Written problem: Restate exactly the lines of the entries below, beginning with the first and ending with the line that holds "ax.set_ylabel('Density (%)', fontsize=16, labelpad=8)". Pictures are not copied.
**** Exercise inputs ****
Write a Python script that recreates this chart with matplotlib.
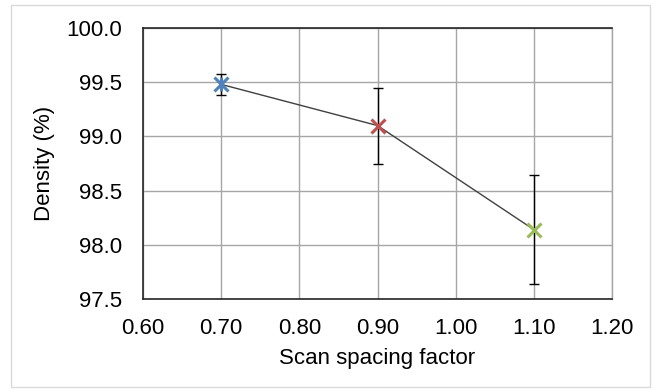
import matplotlib
matplotlib.use("Agg")
import matplotlib.pyplot as plt
from matplotlib.patches import Rectangle

plt.rcParams['font.family'] = ['Liberation Sans', 'DejaVu Sans']

# Data
spacing = [0.70, 0.90, 1.10]
density = [99.48, 99.10, 98.14]
errors = [0.10, 0.35, 0.50]
marker_colors = ['#4F81BD', '#C0504D', '#9BBB59']
x_ticks = [0.60, 0.70, 0.80, 0.90, 1.00, 1.10, 1.20]
y_ticks = [97.5, 98.0, 98.5, 99.0, 99.5, 100.0]

fig = plt.figure(figsize=(6.53, 3.92), dpi=100)
fig.patches.append(Rectangle((11/653, 5/392), 639/653, 382/392, transform=fig.transFigure,
                             fill=False, edgecolor='#D9D9D9', linewidth=1))
ax = fig.add_axes([143/653, 1 - 299/392, (612-143)/653, (299-28)/392])

ax.errorbar(spacing, density, yerr=errors, fmt='none', ecolor='black', elinewidth=1,
            capsize=3.5, capthick=1, zorder=3)
ax.plot(spacing, density, color='#404040', linewidth=1, zorder=4)
for i, (xv, yv, c) in enumerate(zip(spacing, density, marker_colors)):
    ax.plot([xv], [yv], marker='x', markersize=9.5, markeredgewidth=2.2, color=c,
            linestyle='none', zorder=5)
    if i == 0:
        ax.plot([xv], [yv], marker='|', markersize=10, markeredgewidth=2.2, color=c,
                linestyle='none', zorder=5)

ax.set_xlim(0.60, 1.20)
ax.set_ylim(97.5, 100.0)
ax.set_xticks(x_ticks)
ax.set_yticks(y_ticks)
ax.set_xticklabels([f'{v:.2f}' for v in x_ticks])
ax.set_yticklabels([f'{v:.1f}' for v in y_ticks])
ax.tick_params(axis='both', length=0, labelsize=16, colors='#000000')
ax.tick_params(axis='x', pad=14)
ax.tick_params(axis='y', pad=15)
ax.grid(True, color='#A6A6A6', linewidth=1)
ax.set_axisbelow(True)
for s in ['top', 'left', 'bottom']:
    ax.spines[s].set_color('#262626')
    ax.spines[s].set_linewidth(1.2)
ax.spines['right'].set_color('#A6A6A6')
ax.spines['right'].set_linewidth(1)

ax.set_xlabel('Scan spacing factor', fontsize=16, labelpad=6)
ax.set_ylabel('Density (%)', fontsize=16, labelpad=8)

fig.savefig('out.png', dpi=100)
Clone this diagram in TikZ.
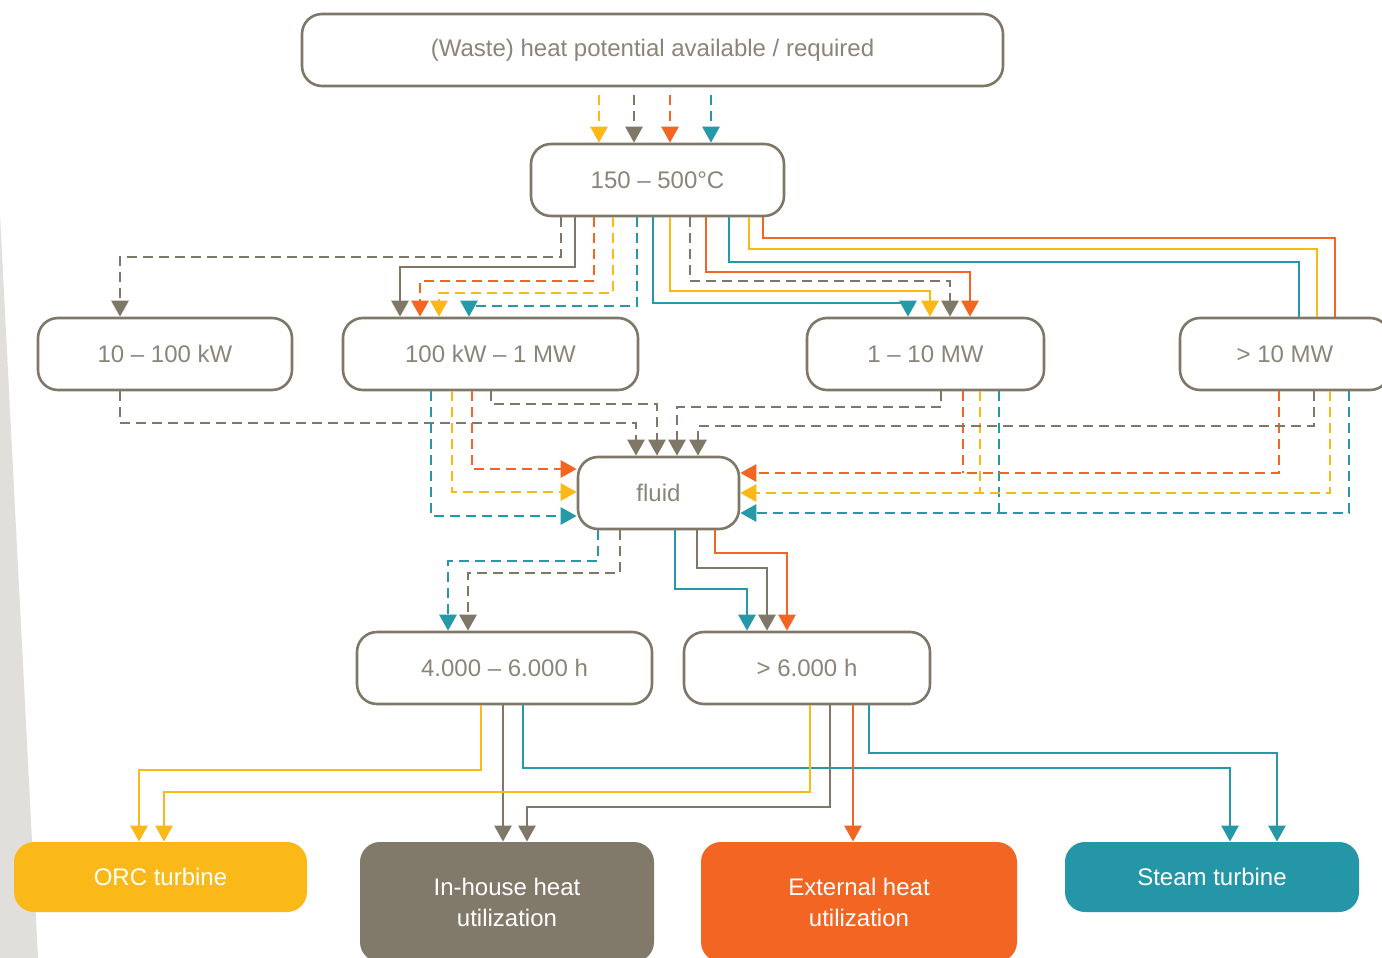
\documentclass[tikz,border=0pt]{standalone}
\usepackage{fontspec}
\setmainfont{Liberation Sans}
\usetikzlibrary{arrows.meta}
\definecolor{cY}{HTML}{FBB817}
\definecolor{cG}{HTML}{7F7869}
\definecolor{cO}{HTML}{F26522}
\definecolor{cT}{HTML}{2699A9}
\definecolor{cTx}{HTML}{8B8579}
\definecolor{cBg}{HTML}{E0DFDC}
\definecolor{fY}{HTML}{FBB919}
\definecolor{fG}{HTML}{81796A}
\definecolor{fO}{HTML}{F26522}
\definecolor{fT}{HTML}{2596A8}
\begin{document}
\begin{tikzpicture}[x=0.5pt,y=-0.5pt,
  box/.style={draw=cG, line width=1.3pt, rounded corners=10pt, fill=white, text=cTx,
    font=\fontsize{12}{15.5}\selectfont, inner sep=0pt, minimum height=36pt},
  fbox/.style={rounded corners=10pt, text=white, align=center,
    font=\fontsize{12}{15.5}\selectfont, inner sep=0pt},
  con/.style={line width=1.35pt, -{Triangle[width=8.5pt,length=8pt]}},
  lnk/.style={line width=1.35pt},
  dsh/.style={dash pattern=on 5pt off 3pt}
]
\useasboundingbox (0,0) rectangle (1382,958);
\fill[white] (0,0) rectangle (1382,958);
\fill[cBg] (0,215) -- (38,958) -- (0,958) -- cycle;

% boxes
\node[box, minimum width=350.5pt] (top) at (652.5,50) {(Waste) heat potential available / required};
\node[box, minimum width=126.5pt] (b150) at (657.5,180) {150 -- 500°C};
\node[box, minimum width=127pt] (k10) at (165,354) {10 -- 100 kW};
\node[box, minimum width=147.5pt] (k100) at (490.5,354) {100 kW -- 1 MW};
\node[box, minimum width=118.5pt] (m1) at (925.5,354) {1 -- 10 MW};
\node[box, minimum width=105pt] (m10) at (1285,354) {> 10 MW};
\node[box, minimum width=80.5pt] (fluid) at (658.5,493) {fluid};
\node[box, minimum width=147.5pt] (h4) at (504.5,668) {4.000 -- 6.000 h};
\node[box, minimum width=123pt] (h6) at (807,668) {> 6.000 h};
\node[fbox, fill=fY, minimum width=146.5pt, minimum height=35pt] (orc) at (160.5,877) {ORC turbine};
\node[fbox, fill=fG, minimum width=147pt, minimum height=60pt] (inh) at (507,902) {In-house heat\\utilization};
\node[fbox, fill=fO, minimum width=158pt, minimum height=60pt] (ext) at (859,902) {External heat\\utilization};
\node[fbox, fill=fT, minimum width=147pt, minimum height=35pt] (steam) at (1212,877) {Steam turbine};

% junctions where the 1-10 MW lines join the > 10 MW lines
\coordinate (jO) at (963,473);
\coordinate (jY) at (980,493);
\coordinate (jT) at (999,513);

% top -> 150
\draw[con,dsh,cY] ([yshift=-4pt]top.south -| 599,0) -- (b150.north -| 599,0);
\draw[con,dsh,cG] ([yshift=-4pt]top.south -| 634,0) -- (b150.north -| 634,0);
\draw[con,dsh,cO] ([yshift=-4pt]top.south -| 670,0) -- (b150.north -| 670,0);
\draw[con,dsh,cT] ([yshift=-4pt]top.south -| 711,0) -- (b150.north -| 711,0);

% 150 -> 10-100 kW
\draw[con,dsh,cG] (b150.south -| 561,0) |- (120,257) -- (k10.north -| 120,0);
% 150 -> 100 kW - 1 MW
\draw[con,cG] (b150.south -| 575,0) |- (400,267) -- (k100.north -| 400,0);
\draw[con,dsh,cO] (b150.south -| 594,0) |- (420,281) -- (k100.north -| 420,0);
\draw[con,dsh,cY] (b150.south -| 613,0) |- (439,293) -- (k100.north -| 439,0);
\draw[con,dsh,cT] (b150.south -| 637,0) |- (469,306) -- (k100.north -| 469,0);
% 150 -> 1-10 MW
\draw[con,cT] (b150.south -| 653,0) |- (908,303) -- (m1.north -| 908,0);
\draw[con,cY] (b150.south -| 670,0) |- (930,291) -- (m1.north -| 930,0);
\draw[con,dsh,cG] (b150.south -| 690,0) |- (950,281) -- (m1.north -| 950,0);
\draw[con,cO] (b150.south -| 706,0) |- (970,272) -- (m1.north -| 970,0);
% 150 -> >10 MW
\draw[lnk,cT] (b150.south -| 729,0) |- (1299,262) -- (m10.north -| 1299,0);
\draw[lnk,cY] (b150.south -| 749,0) |- (1317,249) -- (m10.north -| 1317,0);
\draw[lnk,cO] (b150.south -| 763,0) |- (1335,238) -- (m10.north -| 1335,0);

% power -> fluid
\draw[con,dsh,cG] (k10.south -| 120,0) |- (636,423) -- (fluid.north -| 636,0);
\draw[con,dsh,cT] (k100.south -| 431,0) |- (fluid.west |- 0,516);
\draw[con,dsh,cY] (k100.south -| 452,0) |- (fluid.west |- 0,492);
\draw[con,dsh,cO] (k100.south -| 472,0) |- (fluid.west |- 0,469);
\draw[con,dsh,cG] (k100.south -| 491,0) |- (657,404) -- (fluid.north -| 657,0);
\draw[con,dsh,cG] (m1.south -| 941,0) |- (677,407) -- (fluid.north -| 677,0);
\draw[lnk,dsh,cO] (m1.south -| jO) -- (jO);
\draw[lnk,dsh,cY] (m1.south -| jY) -- (jY);
\draw[lnk,dsh,cT] (m1.south -| jT) -- (jT);
\draw[con,dsh,cO] (m10.south -| 1279,0) |- (fluid.east |- jO);
\draw[con,dsh,cG] (m10.south -| 1314,0) |- (698,426) -- (fluid.north -| 698,0);
\draw[con,dsh,cY] (m10.south -| 1330,0) |- (fluid.east |- jY);
\draw[con,dsh,cT] (m10.south -| 1349,0) |- (fluid.east |- jT);

% fluid -> hours
\draw[con,dsh,cT] (fluid.south -| 598,0) |- (448,561) -- (h4.north -| 448,0);
\draw[con,dsh,cG] (fluid.south -| 620,0) |- (468,573) -- (h4.north -| 468,0);
\draw[con,cT] (fluid.south -| 675,0) |- (747,589) -- (h6.north -| 747,0);
\draw[con,cG] (fluid.south -| 697,0) |- (767,568) -- (h6.north -| 767,0);
\draw[con,cO] (fluid.south -| 715,0) |- (787,553) -- (h6.north -| 787,0);

% hours -> outputs
\draw[con,cY] (h4.south -| 481,0) |- (139,770) -- (orc.north -| 139,0);
\draw[con,cG] (h4.south -| 503,0) -- (inh.north -| 503,0);
\draw[con,cT] (h4.south -| 523,0) |- (1230,768) -- (steam.north -| 1230,0);
\draw[con,cY] (h6.south -| 810,0) |- (164,792) -- (orc.north -| 164,0);
\draw[con,cG] (h6.south -| 830,0) |- (527,807) -- (inh.north -| 527,0);
\draw[con,cO] (h6.south -| 853,0) -- (ext.north -| 853,0);
\draw[con,cT] (h6.south -| 869,0) |- (1277,753) -- (steam.north -| 1277,0);
\end{tikzpicture}
\end{document}
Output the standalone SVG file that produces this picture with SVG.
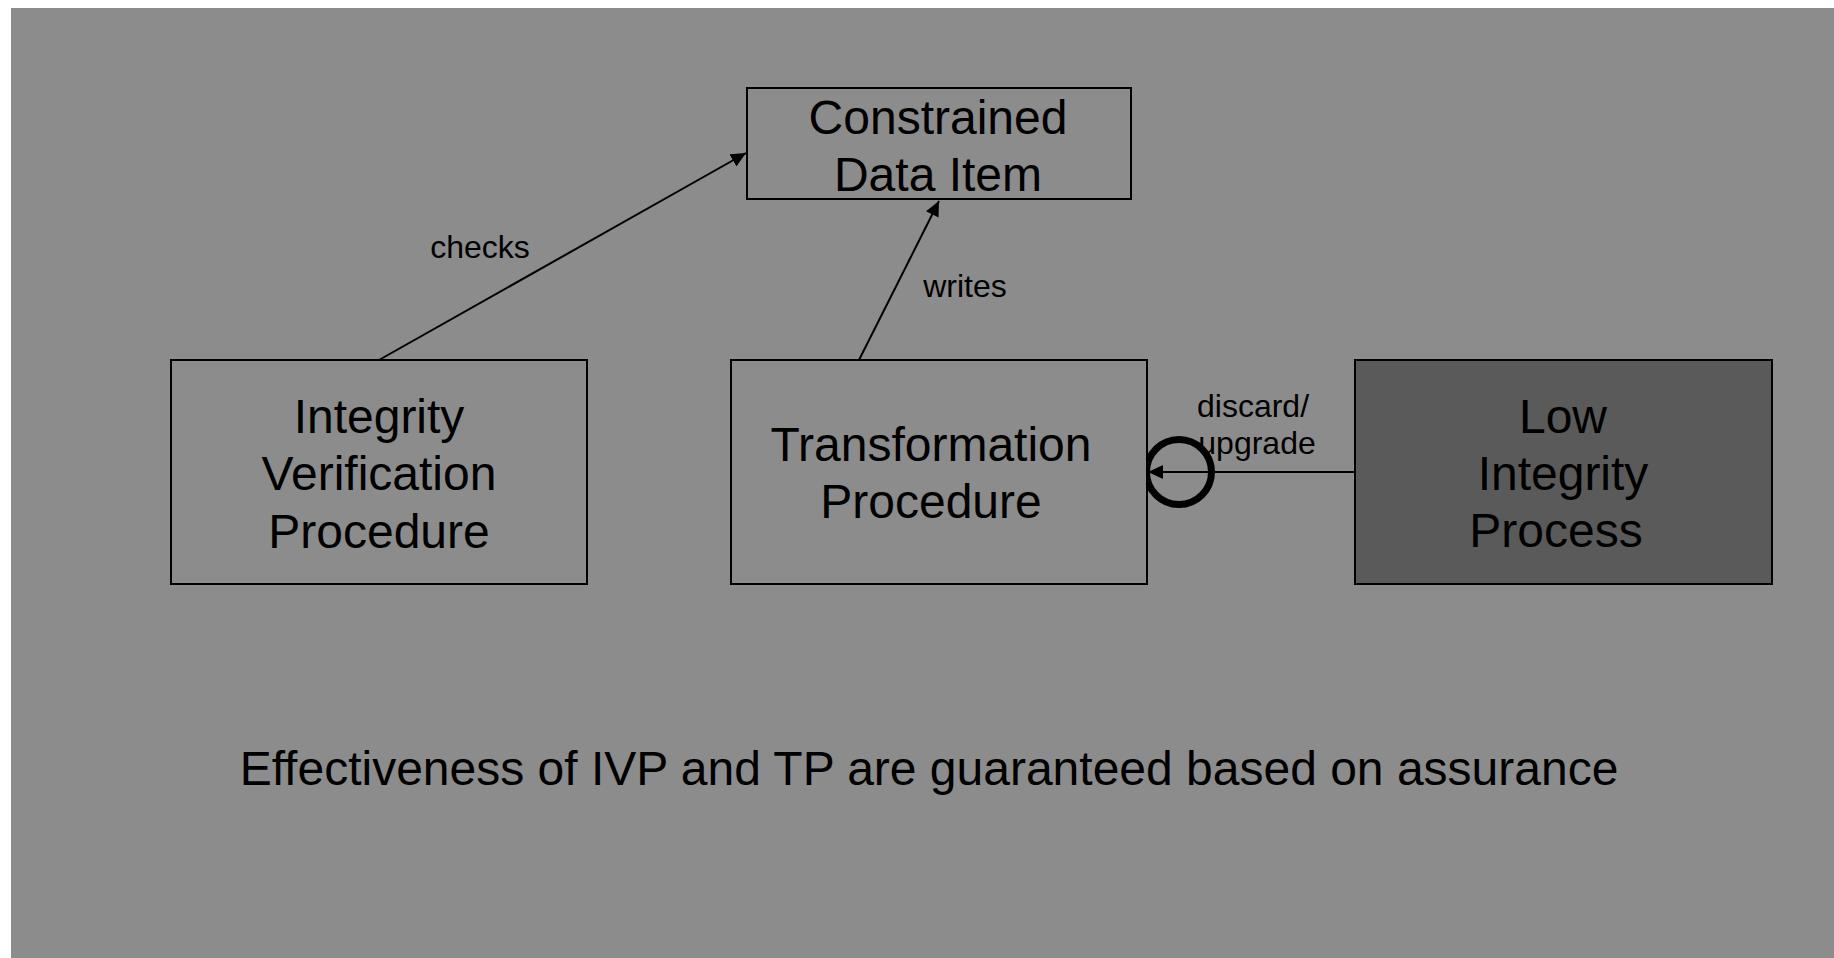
<svg xmlns="http://www.w3.org/2000/svg" width="1834" height="958" viewBox="0 0 1834 958">
  <style>
    .box { fill: #8c8c8c; stroke: #000; stroke-width: 2; }
    .box.dark { fill: #5a5a5a; }
    .big { font-family: "Liberation Sans", Arial, sans-serif; font-size: 48px; fill: #000; text-anchor: middle; }
    .lbl { font-family: "Liberation Sans", Arial, sans-serif; font-size: 32px; fill: #000; text-anchor: middle; }
    .edge { stroke: #000; stroke-width: 2; fill: none; }
  </style>
  <defs>
    <marker id="arrow" markerWidth="16" markerHeight="14" refX="15" refY="7" orient="auto" markerUnits="userSpaceOnUse">
      <path d="M0,0 L15,7 L0,14 Z" fill="#000"/>
    </marker>
  </defs>

  <!-- canvas -->
  <rect x="0" y="0" width="1834" height="958" fill="#ffffff"/>
  <rect x="11" y="8" width="1823" height="950" fill="#8c8c8c"/>

  <!-- connectors -->
  <g id="connectors">
    <line class="edge" x1="379" y1="360" x2="746" y2="153" marker-end="url(#arrow)"/>
    <line class="edge" x1="859" y1="360" x2="939" y2="201" marker-end="url(#arrow)"/>
    <line class="edge" x1="1355" y1="472" x2="1148" y2="472" marker-end="url(#arrow)"/>
    <circle cx="1179" cy="472" r="32.5" fill="none" stroke="#000" stroke-width="7"/>
    <text class="lbl" x="480" y="258">checks</text>
    <text class="lbl" x="965" y="297">writes</text>
    <text class="lbl" x="1253" y="417">discard/</text>
    <text class="lbl" x="1257" y="454">upgrade</text>
  </g>

  <!-- nodes -->
  <g id="cdi">
    <rect class="box" x="747" y="88" width="384" height="111"/>
    <text class="big" x="938" y="134">Constrained</text>
    <text class="big" x="938" y="191">Data Item</text>
  </g>

  <g id="ivp">
    <rect class="box" x="171" y="360" width="416" height="224"/>
    <text class="big" x="379" y="433">Integrity</text>
    <text class="big" x="379" y="490">Verification</text>
    <text class="big" x="379" y="548">Procedure</text>
  </g>

  <g id="tp">
    <rect class="box" x="731" y="360" width="416" height="224"/>
    <text class="big" x="931" y="461">Transformation</text>
    <text class="big" x="931" y="518">Procedure</text>
  </g>

  <g id="lip">
    <rect class="box dark" x="1355" y="360" width="417" height="224"/>
    <text class="big" x="1563" y="433">Low</text>
    <text class="big" x="1563" y="490">Integrity</text>
    <text class="big" x="1556" y="547">Process</text>
  </g>

  <text class="big" x="929" y="785">Effectiveness of IVP and TP are guaranteed based on assurance</text>
</svg>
****
Written reply:
Write a Python script that recreates this chart with matplotlib.
import matplotlib
matplotlib.use("Agg")
import matplotlib.pyplot as plt
from matplotlib.patches import Rectangle

plt.rcParams['font.family'] = ['Liberation Sans', 'DejaVu Sans']

# Data
spacing = [0.70, 0.90, 1.10]
density = [99.48, 99.10, 98.14]
errors = [0.10, 0.35, 0.50]
marker_colors = ['#4F81BD', '#C0504D', '#9BBB59']
x_ticks = [0.60, 0.70, 0.80, 0.90, 1.00, 1.10, 1.20]
y_ticks = [97.5, 98.0, 98.5, 99.0, 99.5, 100.0]

fig = plt.figure(figsize=(6.53, 3.92), dpi=100)
fig.patches.append(Rectangle((11/653, 5/392), 639/653, 382/392, transform=fig.transFigure,
                             fill=False, edgecolor='#D9D9D9', linewidth=1))
ax = fig.add_axes([143/653, 1 - 299/392, (612-143)/653, (299-28)/392])

ax.errorbar(spacing, density, yerr=errors, fmt='none', ecolor='black', elinewidth=1,
            capsize=3.5, capthick=1, zorder=3)
ax.plot(spacing, density, color='#404040', linewidth=1, zorder=4)
for i, (xv, yv, c) in enumerate(zip(spacing, density, marker_colors)):
    ax.plot([xv], [yv], marker='x', markersize=9.5, markeredgewidth=2.2, color=c,
            linestyle='none', zorder=5)
    if i == 0:
        ax.plot([xv], [yv], marker='|', markersize=10, markeredgewidth=2.2, color=c,
                linestyle='none', zorder=5)

ax.set_xlim(0.60, 1.20)
ax.set_ylim(97.5, 100.0)
ax.set_xticks(x_ticks)
ax.set_yticks(y_ticks)
ax.set_xticklabels([f'{v:.2f}' for v in x_ticks])
ax.set_yticklabels([f'{v:.1f}' for v in y_ticks])
ax.tick_params(axis='both', length=0, labelsize=16, colors='#000000')
ax.tick_params(axis='x', pad=14)
ax.tick_params(axis='y', pad=15)
ax.grid(True, color='#A6A6A6', linewidth=1)
ax.set_axisbelow(True)
for s in ['top', 'left', 'bottom']:
    ax.spines[s].set_color('#262626')
    ax.spines[s].set_linewidth(1.2)
ax.spines['right'].set_color('#A6A6A6')
ax.spines['right'].set_linewidth(1)

ax.set_xlabel('Scan spacing factor', fontsize=16, labelpad=6)
ax.set_ylabel('Density (%)', fontsize=16, labelpad=8)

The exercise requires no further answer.